Public Service Announcement 5 of 2016: Madam Secretary, The Good Wife, Elementary

It’s hard for me to say anything about Madam Secretary without sounding as if I’m damning it with faint praise. It’s a solid, carefully-crafted show, with an excellent cast: well-scripted and well-acted TV for grown-ups. This gives it an almost old-fashioned air; drop Mad Sec into the TV landscape of, say, 15 or 20 years ago and it would be hoovering up award nominations. In today’s world of television auteurs producing edgy drama for cable and streaming services, though, it’ll likely manage to go its entire lifespan without crossing Emmy’s radar. It’s good, and I always enjoy it, but it’s never quite felt like essential viewing. In short, what I think I’m saying is that Madam Secretary isn’t The Good Wife. Anyway, it’s back for season 2, and at the moment it looks set for another renewal. Fine by me (tonight, Sky Living, 9pm)

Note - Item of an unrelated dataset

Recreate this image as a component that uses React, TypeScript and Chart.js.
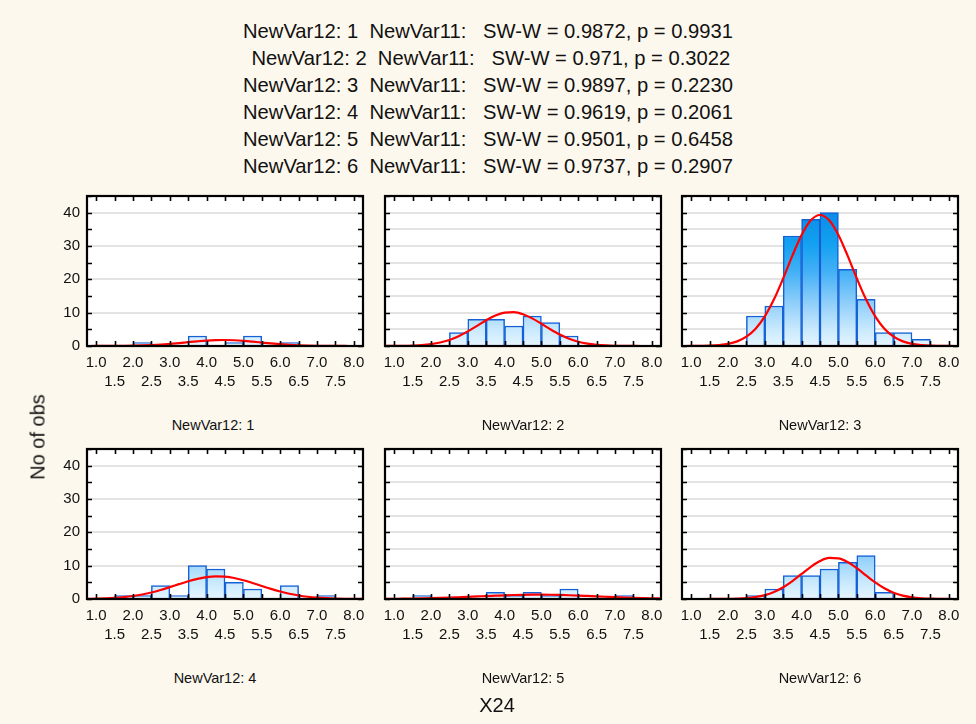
import React, { useEffect, useRef } from 'react';
import { Chart, registerables } from 'chart.js';

Chart.register(...registerables);

const FONT = 'Arial, "Liberation Sans", sans-serif';

// Histogram bins (width 0.5, from 1.0 to 8.0), given by their centres
const binCenters = [1.25, 1.75, 2.25, 2.75, 3.25, 3.75, 4.25, 4.75, 5.25, 5.75, 6.25, 6.75, 7.25, 7.75];

const counts1 = [0, 0, 1, 0, 0, 3, 0, 1, 3, 0, 1, 0, 0, 0];
const counts2 = [0, 0, 0, 4, 8, 8, 6, 9, 7, 3, 0, 0, 0, 0];
const counts3 = [0, 0, 0, 9, 12, 33, 38, 40, 23, 14, 4, 4, 2, 0];
const counts4 = [0, 1, 1, 4, 1, 10, 9, 5, 3, 0, 4, 0, 1, 0];
const counts5 = [0, 1, 0, 0, 0, 2, 1, 2, 1, 3, 0, 0, 1, 0];
const counts6 = [0, 0, 0, 1, 3, 7, 7, 9, 11, 13, 2, 0, 0, 0];

// Fitted normal curve, read at these x positions
const curveX = [0.75, 1, 1.25, 1.5, 1.75, 2, 2.25, 2.5, 2.75, 3, 3.25, 3.5, 3.75, 4, 4.25, 4.5, 4.75, 5, 5.25, 5.5, 5.75, 6, 6.25, 6.5, 6.75, 7, 7.25, 7.5, 7.75, 8, 8.25];

const curve1 = [0.0, 0.01, 0.01, 0.02, 0.05, 0.09, 0.16, 0.27, 0.42, 0.63, 0.88, 1.15, 1.41, 1.63, 1.76, 1.8, 1.72, 1.55, 1.31, 1.04, 0.77, 0.54, 0.36, 0.22, 0.13, 0.07, 0.04, 0.02, 0.01, 0.0, 0.0];
const curve2 = [0.01, 0.02, 0.05, 0.13, 0.27, 0.56, 1.05, 1.82, 2.94, 4.38, 6.05, 7.73, 9.15, 10.02, 10.16, 9.54, 8.29, 6.67, 4.97, 3.42, 2.18, 1.29, 0.71, 0.36, 0.17, 0.07, 0.03, 0.01, 0.0, 0.0, 0.0];
const curve3 = [0.0, 0.01, 0.04, 0.1, 0.27, 0.63, 1.39, 2.8, 5.2, 8.89, 14.0, 20.3, 27.1, 33.3, 37.7, 39.3, 37.7, 33.3, 27.1, 20.3, 14.0, 8.89, 5.2, 2.8, 1.39, 0.63, 0.27, 0.1, 0.04, 0.01, 0.0];
const curve4 = [0.05, 0.1, 0.19, 0.33, 0.56, 0.89, 1.35, 1.95, 2.7, 3.55, 4.45, 5.32, 6.05, 6.57, 6.79, 6.7, 6.29, 5.63, 4.81, 3.91, 3.03, 2.24, 1.57, 1.06, 0.68, 0.41, 0.24, 0.13, 0.07, 0.04, 0.02];
const curve5 = [0.04, 0.07, 0.1, 0.14, 0.19, 0.25, 0.33, 0.42, 0.53, 0.64, 0.76, 0.89, 1.0, 1.11, 1.2, 1.26, 1.29, 1.3, 1.27, 1.21, 1.13, 1.03, 0.91, 0.79, 0.67, 0.55, 0.44, 0.35, 0.27, 0.2, 0.15];
const curve6 = [0.0, 0.0, 0.0, 0.01, 0.02, 0.04, 0.12, 0.27, 0.59, 1.16, 2.11, 3.51, 5.37, 7.52, 9.66, 11.39, 12.31, 12.21, 11.1, 9.26, 7.08, 4.96, 3.2, 1.88, 1.02, 0.51, 0.23, 0.1, 0.04, 0.01, 0.0];

const allCounts = [counts1, counts2, counts3, counts4, counts5, counts6];
const allCurves = [curve1, curve2, curve3, curve4, curve5, curve6];

const groupLabels = ['NewVar12: 1', 'NewVar12: 2', 'NewVar12: 3', 'NewVar12: 4', 'NewVar12: 5', 'NewVar12: 6'];

const swLines = [
  'NewVar12: 1  NewVar11:   SW-W = 0.9872, p = 0.9931',
  ' NewVar12: 2  NewVar11:   SW-W = 0.971, p = 0.3022',
  'NewVar12: 3  NewVar11:   SW-W = 0.9897, p = 0.2230',
  'NewVar12: 4  NewVar11:   SW-W = 0.9619, p = 0.2061',
  'NewVar12: 5  NewVar11:   SW-W = 0.9501, p = 0.6458',
  'NewVar12: 6  NewVar11:   SW-W = 0.9737, p = 0.2907',
];

const xTicks = [1.0, 1.5, 2.0, 2.5, 3.0, 3.5, 4.0, 4.5, 5.0, 5.5, 6.0, 6.5, 7.0, 7.5, 8.0];
const xMin = 0.75;
const xMax = 8.25;
const yTicks = [0, 5, 10, 15, 20, 25, 30, 35, 40, 45];
const yLabelled = [0, 10, 20, 30, 40];
const yMax = 45;

const yAxisTitle = 'No of obs';
const xAxisTitle = 'X24';

const PLOT_W = 276;
const PLOT_H = 150;
const panelPos = [
  { left: 87, top: 196, titleX: 213 },
  { left: 385, top: 196, titleX: 523 },
  { left: 682, top: 196, titleX: 820 },
  { left: 87, top: 449, titleX: 215 },
  { left: 385, top: 449, titleX: 523 },
  { left: 682, top: 449, titleX: 820 },
];

const framePlugin = {
  id: 'statFrame',
  beforeDraw(chart: any) {
    const { ctx, chartArea: a } = chart;
    ctx.save();
    ctx.fillStyle = '#ffffff';
    ctx.fillRect(a.left, a.top, a.right - a.left, a.bottom - a.top);
    ctx.restore();
  },
  afterDatasetsDraw(chart: any) {
    const { ctx, chartArea: a, scales } = chart;
    const tl = 5;
    ctx.save();
    ctx.strokeStyle = '#000000';
    ctx.lineWidth = 1.6;
    ctx.beginPath();
    for (const v of xTicks) {
      const px = Math.round(scales.x.getPixelForValue(v)) + 0.5;
      ctx.moveTo(px, a.top);
      ctx.lineTo(px, a.top + tl);
      ctx.moveTo(px, a.bottom);
      ctx.lineTo(px, a.bottom - tl);
    }
    for (const v of yTicks) {
      const py = Math.round(scales.y.getPixelForValue(v)) + 0.5;
      ctx.moveTo(a.left, py);
      ctx.lineTo(a.left + tl, py);
      ctx.moveTo(a.right, py);
      ctx.lineTo(a.right - tl, py);
    }
    ctx.stroke();
    ctx.lineWidth = 2.2;
    ctx.strokeRect(a.left, a.top, a.right - a.left, a.bottom - a.top);
    ctx.restore();
  },
};

function barGradient(ctx: any) {
  const chart = ctx.chart;
  const area = chart.chartArea;
  if (!area) return '#bfe4fc';
  const y = chart.scales.y;
  const g = chart.ctx.createLinearGradient(0, y.getPixelForValue(0), 0, y.getPixelForValue(yMax));
  g.addColorStop(0, '#e6f5ff');
  g.addColorStop(0.11, '#c9e9fd');
  g.addColorStop(0.29, '#8ecefa');
  g.addColorStop(0.49, '#45b1f6');
  g.addColorStop(0.67, '#14a2f1');
  g.addColorStop(0.89, '#0a8ce8');
  g.addColorStop(1, '#0a7fe0');
  return g;
}

function Panel({ idx }: { idx: number }) {
  const ref = useRef<HTMLCanvasElement>(null);
  const pos = panelPos[idx];
  const showY = idx % 3 === 0;
  const padL = showY ? 44 : 14;
  const padT = 16;
  const padR = 14;
  const padB = 50;
  const W = padL + PLOT_W + padR;
  const H = padT + PLOT_H + padB;

  useEffect(() => {
    const counts = allCounts[idx];
    const curve = allCurves[idx];
    const chart = new Chart(ref.current as HTMLCanvasElement, {
      type: 'bar',
      data: {
        datasets: [
          {
            type: 'line',
            data: curveX.map((x, i) => ({ x, y: curve[i] })),
            borderColor: '#ff0000',
            borderWidth: 2.2,
            pointRadius: 0,
            cubicInterpolationMode: 'monotone',
            order: 0,
          } as any,
          {
            type: 'bar',
            data: binCenters.map((x, i) => ({ x, y: counts[i] > 0 ? counts[i] : null })),
            backgroundColor: barGradient,
            borderColor: '#1461d6',
            borderWidth: 1.5,
            borderSkipped: 'start',
            barPercentage: 1,
            categoryPercentage: 1,
            order: 1,
          } as any,
        ],
      },
      options: {
        responsive: false,
        animation: false,
        devicePixelRatio: 1,
        layout: { padding: { top: padT, right: padR, left: 0, bottom: 0 } },
        plugins: { legend: { display: false }, tooltip: { enabled: false } },
        scales: {
          x: {
            type: 'linear',
            min: xMin,
            max: xMax,
            offset: false,
            grid: { display: false, drawTicks: false },
            border: { display: false },
            afterBuildTicks: (s: any) => {
              s.ticks = xTicks.map((v) => ({ value: v }));
            },
            afterFit: (s: any) => {
              s.height = padB;
            },
            ticks: {
              autoSkip: false,
              maxRotation: 0,
              minRotation: 0,
              padding: 7,
              color: '#111111',
              font: { family: FONT, size: 15, lineHeight: 1.3 },
              callback: (v: any) => {
                const n = Number(v);
                const s = n.toFixed(1);
                return Math.abs(n - Math.round(n)) < 1e-6 ? [s] : ['', s];
              },
            },
          },
          y: {
            type: 'linear',
            min: 0,
            max: yMax,
            grid: { color: '#e3e3e3', lineWidth: 2, drawTicks: false },
            border: { display: false },
            afterBuildTicks: (s: any) => {
              s.ticks = yTicks.map((v) => ({ value: v }));
            },
            afterFit: (s: any) => {
              s.width = padL;
            },
            ticks: {
              display: showY,
              padding: 7,
              color: '#111111',
              font: { family: FONT, size: 15 },
              callback: (v: any) => (yLabelled.includes(Number(v)) ? String(v) : ''),
            },
          },
        },
      } as any,
      plugins: [framePlugin],
    });
    return () => chart.destroy();
  }, []);

  return (
    <>
      <canvas
        ref={ref}
        width={W}
        height={H}
        style={{ position: 'absolute', left: pos.left - padL, top: pos.top - padT, width: W, height: H }}
      />
      <div
        style={{
          position: 'absolute',
          left: pos.titleX,
          top: pos.top + PLOT_H + 79,
          fontSize: 14.5,
          whiteSpace: 'nowrap',
          transform: 'translate(-50%, -50%)',
        }}
      >
        {groupLabels[idx]}
      </div>
    </>
  );
}

export default function App() {
  return (
    <div
      style={{
        position: 'absolute',
        left: 0,
        top: 0,
        width: 976,
        height: 724,
        background: '#fdf8ed',
        fontFamily: FONT,
        color: '#111111',
        overflow: 'hidden',
      }}
    >
      {swLines.map((t, i) => (
        <div
          key={i}
          style={{
            position: 'absolute',
            left: 0,
            top: 17.5 + i * 27,
            width: 976,
            height: 27,
            lineHeight: '27px',
            fontSize: 20.2,
            textAlign: 'center',
            whiteSpace: 'pre',
          }}
        >
          {t}
        </div>
      ))}
      {[0, 1, 2, 3, 4, 5].map((i) => (
        <Panel key={i} idx={i} />
      ))}
      <div
        style={{
          position: 'absolute',
          left: 38,
          top: 437,
          fontSize: 20,
          whiteSpace: 'nowrap',
          transform: 'translate(-50%, -50%) rotate(-90deg)',
        }}
      >
        {yAxisTitle}
      </div>
      <div
        style={{
          position: 'absolute',
          left: 497,
          top: 705,
          fontSize: 20,
          whiteSpace: 'nowrap',
          transform: 'translate(-50%, -50%)',
        }}
      >
        {xAxisTitle}
      </div>
    </div>
  );
}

By coincidence The Good Wife itself – the outstanding network drama of its era – returns to UK screens this week for its seventh and, in all likelihood, final go-round: creators/showrunners Robert and Michelle King have indicated that they’re stepping down at the end of the season, and Julianna Margulies has described herself as “unemployed come April”. It might be as well: even Wife stans like Unpopcult wouldn’t argue that season 6 was up to the standards of previous years, and advance word from America would suggest that the decline in quality is ongoing in season 7. Still, even a tired Good Wife is better than just about anything else on TV, so we’ll be watching and reviewing until the end (Thursday 28 January, More 4, 9pm).

And Elementary is back after its mid-season hiatus. No unfunny “comedy” episodes, no overlong and self-indulgent flashback episodes: the best Sherlock currently on TV. Oh yes it is (Thursday, Sky Living, 9pm). Also starting on the same night, season 2 of Agent Carter (FOX UK, 9pm).